Particularly noteworthy is JATEC’s recommendation that NATO should assume GNSS denial as a baseline operational and training condition. Such an assessment represents a significant conceptual shift. For decades, military systems have been developed under the assumption that satellite navigation and reliable communications would be available throughout operations. Current operational experience demonstrates that these assumptions can no longer be taken for granted.

Similarly, the saturation of the lower airspace has emerged as a defining characteristic of modern warfare. ISR drones, FPV systems, loitering munitions, relay platforms, electronic warfare assets, cargo drones, and Counter-UAS systems increasingly operate simultaneously within the same battlespace. Managing this environment has become an operational requirement directly linked to mission effectiveness, force protection, and command and control.

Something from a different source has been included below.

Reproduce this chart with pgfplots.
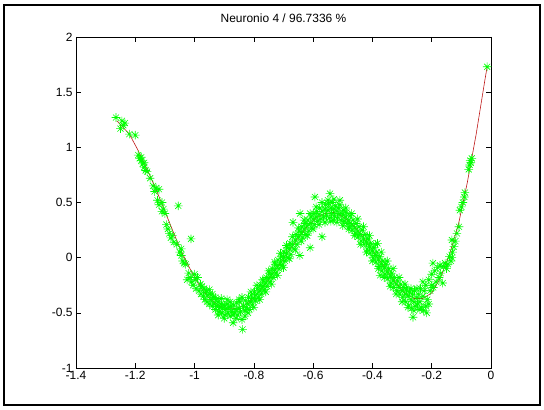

Mountain environments amplify many of the dynamics observed in contemporary conflicts.

The observations emerging from JATEC therefore reinforce a broader conclusion that extends beyond the employment of drones themselves.

The future battlefield will not be defined solely by technological superiority. It will be defined by the ability of military organizations to adapt faster than the operational environment changes around them.

This report should therefore be read not merely as a study on unmanned systems in mountain warfare, but as a contribution to a wider process of institutional adaptation. The purpose is not only to examine how unmanned systems can be employed more effectively, but also to support the development of organizations, procedures, training systems, and operational concepts capable of remaining relevant in an environment increasingly characterized by persistent observation, contested electromagnetic conditions, decentralized capabilities, rapid innovation cycles, and continuous adaptation.

The lessons emerging from JATEC make one conclusion unmistakably clear: adaptation is no longer a matter of competitive advantage. It is becoming a prerequisite for operational relevance.